İçinden çıkılmaz hallerin içinden çıkılır hale getirilmesi elbette ki mümkündür. Türkiye’nin şu anda getirildiği nokta içinden çıkılmaz gibi görünse de, umutsuz değil. Savaşın yanlısı küçük azınlığın ‘esiri’ konumuna getirilmiş olmamız, özgür alanlarda ‘savaşın esiri’ dayatmalarına rağmen barış yanlısı büyük çoğunluğun, böyle bir esarete teslim olmadığını/olmayacağını, böyle bir durumun mümkün olamayacağını mutlaka pratiğe geçirmek durumundayız.
Bu pratiğin adı; sivil demokratik siyasettir, bu alan mümkün olduğu kadar değil, sonuna kadar açık tutulmalıdır.

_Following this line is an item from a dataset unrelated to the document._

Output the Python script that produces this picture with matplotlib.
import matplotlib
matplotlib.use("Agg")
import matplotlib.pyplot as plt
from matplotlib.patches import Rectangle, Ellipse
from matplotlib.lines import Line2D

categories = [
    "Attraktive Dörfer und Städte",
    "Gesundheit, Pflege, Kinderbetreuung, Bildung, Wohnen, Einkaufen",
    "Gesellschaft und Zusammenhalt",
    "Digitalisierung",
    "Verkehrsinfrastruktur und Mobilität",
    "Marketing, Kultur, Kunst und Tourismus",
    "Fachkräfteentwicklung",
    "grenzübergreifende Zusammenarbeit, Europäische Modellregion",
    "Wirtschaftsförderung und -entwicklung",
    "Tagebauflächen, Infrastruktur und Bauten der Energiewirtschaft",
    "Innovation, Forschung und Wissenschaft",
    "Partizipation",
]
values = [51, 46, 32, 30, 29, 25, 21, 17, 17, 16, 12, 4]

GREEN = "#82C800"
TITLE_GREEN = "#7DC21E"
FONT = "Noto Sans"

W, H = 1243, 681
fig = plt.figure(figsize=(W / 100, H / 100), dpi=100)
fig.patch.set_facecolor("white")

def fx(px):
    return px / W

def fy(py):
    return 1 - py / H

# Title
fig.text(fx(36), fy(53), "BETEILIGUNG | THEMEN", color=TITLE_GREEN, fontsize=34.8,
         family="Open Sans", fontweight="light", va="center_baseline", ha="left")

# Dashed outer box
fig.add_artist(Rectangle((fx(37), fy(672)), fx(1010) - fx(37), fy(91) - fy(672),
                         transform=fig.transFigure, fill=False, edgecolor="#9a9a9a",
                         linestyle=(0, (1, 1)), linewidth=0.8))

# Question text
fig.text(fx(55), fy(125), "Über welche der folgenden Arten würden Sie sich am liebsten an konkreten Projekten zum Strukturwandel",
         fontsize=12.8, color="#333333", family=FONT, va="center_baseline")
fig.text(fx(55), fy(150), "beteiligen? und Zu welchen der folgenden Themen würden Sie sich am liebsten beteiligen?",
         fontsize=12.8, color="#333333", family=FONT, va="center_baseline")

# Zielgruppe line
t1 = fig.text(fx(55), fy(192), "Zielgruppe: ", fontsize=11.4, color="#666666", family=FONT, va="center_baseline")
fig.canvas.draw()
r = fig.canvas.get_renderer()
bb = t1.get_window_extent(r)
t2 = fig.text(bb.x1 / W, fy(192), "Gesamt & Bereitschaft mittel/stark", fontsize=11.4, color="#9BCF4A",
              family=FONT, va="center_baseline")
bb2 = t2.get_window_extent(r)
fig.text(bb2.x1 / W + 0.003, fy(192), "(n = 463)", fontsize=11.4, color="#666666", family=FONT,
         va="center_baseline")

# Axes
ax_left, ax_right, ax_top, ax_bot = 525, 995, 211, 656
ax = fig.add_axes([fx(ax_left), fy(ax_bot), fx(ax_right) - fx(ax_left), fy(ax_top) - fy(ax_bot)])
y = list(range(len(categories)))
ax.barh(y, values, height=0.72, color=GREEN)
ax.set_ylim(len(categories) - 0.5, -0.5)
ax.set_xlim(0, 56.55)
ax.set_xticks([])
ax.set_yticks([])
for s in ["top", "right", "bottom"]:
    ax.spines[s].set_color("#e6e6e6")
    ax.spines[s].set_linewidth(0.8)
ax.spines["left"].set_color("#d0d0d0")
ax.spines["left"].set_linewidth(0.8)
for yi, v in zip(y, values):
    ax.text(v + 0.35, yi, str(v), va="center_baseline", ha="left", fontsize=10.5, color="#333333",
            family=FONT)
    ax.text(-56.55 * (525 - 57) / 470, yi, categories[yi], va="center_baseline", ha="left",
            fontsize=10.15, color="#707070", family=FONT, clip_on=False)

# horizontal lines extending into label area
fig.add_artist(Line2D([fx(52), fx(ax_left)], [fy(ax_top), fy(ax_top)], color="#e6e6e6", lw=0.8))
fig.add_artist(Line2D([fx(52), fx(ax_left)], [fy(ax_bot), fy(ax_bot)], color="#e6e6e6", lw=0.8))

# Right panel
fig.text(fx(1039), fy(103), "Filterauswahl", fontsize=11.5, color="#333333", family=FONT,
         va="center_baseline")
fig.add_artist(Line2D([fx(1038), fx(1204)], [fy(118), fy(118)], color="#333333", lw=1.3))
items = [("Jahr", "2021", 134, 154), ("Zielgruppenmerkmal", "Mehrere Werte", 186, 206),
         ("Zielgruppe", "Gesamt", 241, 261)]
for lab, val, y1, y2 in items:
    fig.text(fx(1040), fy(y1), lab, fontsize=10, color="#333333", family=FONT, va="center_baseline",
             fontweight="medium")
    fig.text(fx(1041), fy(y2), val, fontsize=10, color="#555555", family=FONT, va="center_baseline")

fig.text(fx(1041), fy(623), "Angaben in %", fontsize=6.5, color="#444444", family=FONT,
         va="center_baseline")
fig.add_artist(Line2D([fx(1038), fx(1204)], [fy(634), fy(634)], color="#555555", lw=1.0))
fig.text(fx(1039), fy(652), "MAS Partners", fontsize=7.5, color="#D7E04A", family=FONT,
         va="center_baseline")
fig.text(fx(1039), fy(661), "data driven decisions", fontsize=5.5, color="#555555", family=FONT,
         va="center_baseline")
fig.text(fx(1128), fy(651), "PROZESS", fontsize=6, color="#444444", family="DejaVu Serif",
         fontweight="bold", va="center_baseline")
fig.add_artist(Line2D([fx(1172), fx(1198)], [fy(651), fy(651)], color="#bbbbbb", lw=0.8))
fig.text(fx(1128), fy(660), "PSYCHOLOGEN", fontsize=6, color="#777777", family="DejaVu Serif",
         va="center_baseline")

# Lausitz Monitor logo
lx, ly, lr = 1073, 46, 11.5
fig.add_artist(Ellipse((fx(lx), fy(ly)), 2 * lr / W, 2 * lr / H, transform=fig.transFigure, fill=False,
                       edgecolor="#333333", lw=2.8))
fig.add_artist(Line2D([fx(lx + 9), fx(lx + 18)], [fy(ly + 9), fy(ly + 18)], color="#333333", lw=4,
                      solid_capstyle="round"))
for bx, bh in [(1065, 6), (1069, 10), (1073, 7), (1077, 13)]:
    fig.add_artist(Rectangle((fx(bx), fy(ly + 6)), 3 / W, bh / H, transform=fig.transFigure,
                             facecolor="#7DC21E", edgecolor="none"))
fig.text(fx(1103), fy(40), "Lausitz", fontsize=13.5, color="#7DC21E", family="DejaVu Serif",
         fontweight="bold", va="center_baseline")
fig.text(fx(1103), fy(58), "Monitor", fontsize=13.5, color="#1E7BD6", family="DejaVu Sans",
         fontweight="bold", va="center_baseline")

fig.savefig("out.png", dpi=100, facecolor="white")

Özgür olmanın adı demokrasidir, sivil siyasettir. Yakın zamana kadar sivil demokratik siyasetin mutlaka önünün açılması gerektiğini, silahtan uzak yöntemlerin denenerek bu alanın daha da genişletilmesi gerektiğini vurgulayanlar şimdi savaşı dayatıyor.

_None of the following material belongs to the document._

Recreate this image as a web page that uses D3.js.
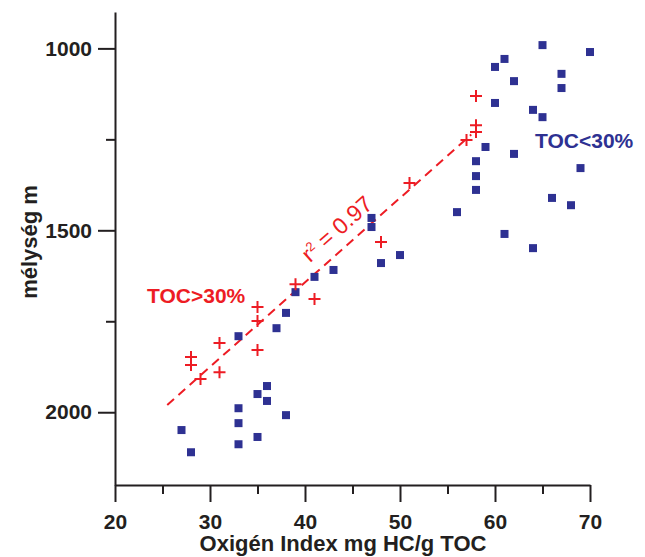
<!DOCTYPE html>
<html>
<head>
<meta charset="utf-8">
<script src="https://cdn.jsdelivr.net/npm/d3@7"></script>
<style>
  body { margin: 0; background: #fff; }
  text { font-family: "Liberation Sans", Arial, sans-serif; }
</style>
</head>
<body>
<div id="my_dataviz"></div>
<script>
// TOC<30% samples (blue squares)
var lowOxi   = [70, 65, 61, 60, 67, 62, 67, 60, 64, 65, 59, 62, 58, 69, 58, 58, 66, 68, 56, 61, 64,
                47, 47, 41, 43, 48, 50, 39, 38, 37, 33,
                36, 35, 36, 33, 38, 33, 27, 35, 33, 28];
var lowDepth = [1010, 991, 1029, 1051, 1070, 1090, 1109, 1150, 1169, 1189, 1271, 1290, 1310, 1329, 1351, 1389, 1411, 1431, 1450, 1510, 1549,
                1466, 1491, 1628, 1609, 1590, 1568, 1670, 1727, 1769, 1791,
                1928, 1950, 1969, 1989, 2008, 2030, 2049, 2068, 2088, 2110];

// TOC>30% samples (red crosses)
var highOxi   = [58, 58, 58, 57, 51, 48, 39, 41, 35, 35, 35, 31, 31, 28, 28, 29];
var highDepth = [1131, 1211, 1230, 1252, 1370, 1532, 1648, 1689, 1711, 1749, 1829, 1810, 1890, 1848, 1870, 1909];

// regression line ends
var fitOxi   = [25.5, 57.5];
var fitDepth = [1980, 1237];

var xMajor = [20, 30, 40, 50, 60, 70];
var xMinor = [25, 35, 45, 55, 65];
var yMajor = [1000, 1500, 2000];
var yMinor = [1250, 1750];

var blue = "#2e3192", red = "#ed1c24", ink = "#231f20";

var W = 645, H = 557;
var plotL = 115, plotR = 590, plotT = 12, plotB = 485;

var svg = d3.select("#my_dataviz")
  .append("svg")
    .attr("width", W)
    .attr("height", H);

var x = d3.scaleLinear().domain([20, 70]).range([plotL, plotR]);
var y = d3.scaleLinear().domain([900, 2200]).range([plotT, plotB]);

// axes
var gx = svg.append("g")
  .attr("transform", "translate(0," + plotB + ")")
  .call(d3.axisBottom(x).tickValues(xMajor).tickSize(17).tickSizeOuter(0).tickPadding(12));
gx.append("g")
  .call(d3.axisBottom(x).tickValues(xMinor).tickSize(9).tickFormat(""))
  .select(".domain").remove();

var gy = svg.append("g")
  .attr("transform", "translate(" + plotL + ",0)")
  .call(d3.axisLeft(y).tickValues(yMajor).tickFormat(d3.format("d")).tickSize(17).tickSizeOuter(0).tickPadding(6));
gy.append("g")
  .call(d3.axisLeft(y).tickValues(yMinor).tickSize(9).tickFormat(""))
  .select(".domain").remove();

svg.selectAll(".domain, .tick line")
  .attr("stroke", ink)
  .attr("stroke-width", 2);
svg.selectAll(".tick text")
  .attr("fill", ink)
  .style("font-size", "21px")
  .style("font-weight", "bold");

// axis titles
svg.append("text")
  .attr("x", 343)
  .attr("y", 551)
  .attr("text-anchor", "middle")
  .attr("fill", ink)
  .style("font-size", "22px")
  .style("font-weight", "bold")
  .text("Oxigén Index mg HC/g TOC");

svg.append("text")
  .attr("transform", "translate(37,242)rotate(-90)")
  .attr("text-anchor", "middle")
  .attr("fill", ink)
  .style("font-size", "22px")
  .style("font-weight", "bold")
  .text("mélység m");

// regression line
var fit = fitOxi.map(function(d, i) { return [d, fitDepth[i]]; });
svg.append("path")
  .datum(fit)
  .attr("fill", "none")
  .attr("stroke", red)
  .attr("stroke-width", 2)
  .attr("stroke-dasharray", "9,6")
  .attr("d", d3.line()
    .x(function(d) { return x(d[0]); })
    .y(function(d) { return y(d[1]); }));

var ang = Math.atan2(y(fitDepth[1]) - y(fitDepth[0]), x(fitOxi[1]) - x(fitOxi[0])) * 180 / Math.PI;
var r2x = 41.3;
var r2y = fitDepth[0] + (r2x - fitOxi[0]) * (fitDepth[1] - fitDepth[0]) / (fitOxi[1] - fitOxi[0]);
var r2 = svg.append("text")
  .attr("transform", "translate(" + x(r2x) + "," + y(r2y) + ")rotate(" + ang + ")")
  .attr("dy", -11)
  .attr("fill", red)
  .style("font-size", "23px");
r2.append("tspan").text("r");
r2.append("tspan").attr("dy", -8).style("font-size", "13px").text("2");
r2.append("tspan").attr("dy", 8).text(" = 0.97");

// markers
var lowPts = lowOxi.map(function(d, i) { return {x: d, y: lowDepth[i]}; });
svg.selectAll("rect.low")
  .data(lowPts)
  .enter()
  .append("rect")
    .attr("class", "low")
    .attr("x", function(d) { return x(d.x) - 4; })
    .attr("y", function(d) { return y(d.y) - 4; })
    .attr("width", 8)
    .attr("height", 8)
    .attr("fill", blue);

var highPts = highOxi.map(function(d, i) { return {x: d, y: highDepth[i]}; });
svg.selectAll("path.high")
  .data(highPts)
  .enter()
  .append("path")
    .attr("class", "high")
    .attr("d", function(d) {
      var cx = x(d.x), cy = y(d.y);
      return "M" + (cx - 6) + "," + cy + "H" + (cx + 6) + "M" + cx + "," + (cy - 6) + "V" + (cy + 6);
    })
    .attr("stroke", red)
    .attr("stroke-width", 2)
    .attr("fill", "none");

// group labels
svg.append("text")
  .attr("x", 147)
  .attr("y", 303)
  .attr("fill", red)
  .style("font-size", "21px")
  .style("font-weight", "bold")
  .text("TOC>30%");

svg.append("text")
  .attr("x", 535)
  .attr("y", 148)
  .attr("fill", blue)
  .style("font-size", "21px")
  .style("font-weight", "bold")
  .text("TOC<30%");
</script>
</body>
</html>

‘Ben istersem savaş, ben istersem barış olur’ dayatması ile karşı karşıyayız. Toplumun hangisini istediğini test etmeden, halkın büyük bir çoğunluğunun böyle bir hâkim anlayışın tarafı olup olmadıkları araştırılıp, incelenmeden kendi iktidarlarının devamı için, kalıcılığı için savaşı birinci gündem maddemiz yapanlara mutlaka söylememiz gereken şeyler olmalı.
BARIŞ-BARIŞ-BARIŞ
BİRLİK-BERABERLİK-KARDEŞLİK
BİRLİKTE ÖZGÜR VE EŞİT YAŞAM
7 Haziran seçimlerinden önce sandıktan çıkacak sonuçların demokrasiye hizmet edeceğini, sivil siyasetin önünün açılacağını söyleyenler, çıkan sonuçlar hesaplarına gelmeyince ‘olmadı yeni baştan’ demiş olmaları, ardından kendilerinin dediği olsun diye savaş atmosferini dayatmış olmalarının asıl nedeni; toplumu bıktırarak kendi yazdıkları senaryolara mecbur etmek istemeleridir.
Bu nedenle;
Karşımıza koydukları tabloda Ortadoğu’nun fotoğrafı var.
Bu fotoğrafı kabul etmediğimizi, aynı sonu yaşamak istemediğimizi hep birlikte yüksek sesle haykırmak durumundayız.
Bu haykırış kişisel değil, toplumsaldır, toplumsal barış içindir.
Toplumsal barışın adresi ise sosyal demokrasidir, sivil siyasettir.
Dayatılan silahlı siyasetten sivil siyaset çıkmaz.
Sonucun nereye/nerelere gideceğini öğrenmek için tarih sayfalarını geriye doğru çevirmemize hiç gerek yok. Silahlı siyasetin tarihi gözlerimizin önünde yazılıyor/yazılmaya çalışılıyor.
Silahlı siyasetin Ortadoğu’daki sonuçlarının ne olduğunun yakın tanıklarıyız.
Yakın tanıklığımız sonuçların ne olacağını tahlil etme şansı verdiğine göre, bu şansımızı iyi kullanmak zorundayız.
Kimden gelirse gelsin, kim dayatıyorsa dayatsın, böyle bir dayatmayı kabul etmediğimizi insanlık onuru adına, barış ve kardeşlik adına, toplumsal barış adına yüksek sesle haykırmak zorundayız. Büyük çoğunluğun sesi gür çıkmadıkça, küçük azınlığın sesi daha gür çıkacak, ‘ben haklıyım’ diyecektir.